I spent some time arguing with the hotel receptionist about what I did or didn't ask for, and later when we were better friends, we spent some friendly time reviewing what I did or didn't ask for; later still the receptionist talked to me about what I did or didn't ask for, and told me about his job and about how he has complained about the reservation software but no one listens because he is only a minimum worker. He also described hotel history, how it was taken by the communists to be used for State leaders, and how it reverted to the original owner who flipped it to a guy who flipped it to someone hoping to turn the rooms into apartments before he ran out of money and turned it into a hotel. Then we talked about what I did or didn't ask for again, and he told me he is always on the side of the guest.

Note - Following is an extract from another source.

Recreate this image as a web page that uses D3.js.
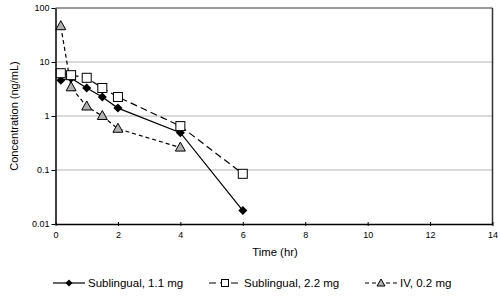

We brought the girls out into the heat to eat dinner, dragging them from one square to another, hoping that the many sheltered tables being shot with mist like hothouse flowers would serve food, and finding that the many people happily sitting there were drinking only, or eating ice cream. Again, what would this experience be like without the heat? There was much to explore and find impressive, but the girls were miserable until we escaped into a basement pub and emerged in the growing dark.


For myself, I was fascinated by the little street scenes I observed walking by, the crowds of men playing chess, the remarkable graffiti, the policeman ticketing a man sitting on a bench, the large man in the small suit checking his engine, the bronze triple-chinned bust, the arrogant gaze of a monacled man with bare shoulders: there was much to see.


As before, with the angry sun going elsewhere, the girls livened up and we were happy once more. But when we pulled back into our driveway in Barcs for our last week before we return to the States, we were relieved to be home, the bend in the road and trees familiar, the house gates enclosing friendly yards and people who shout their hellos.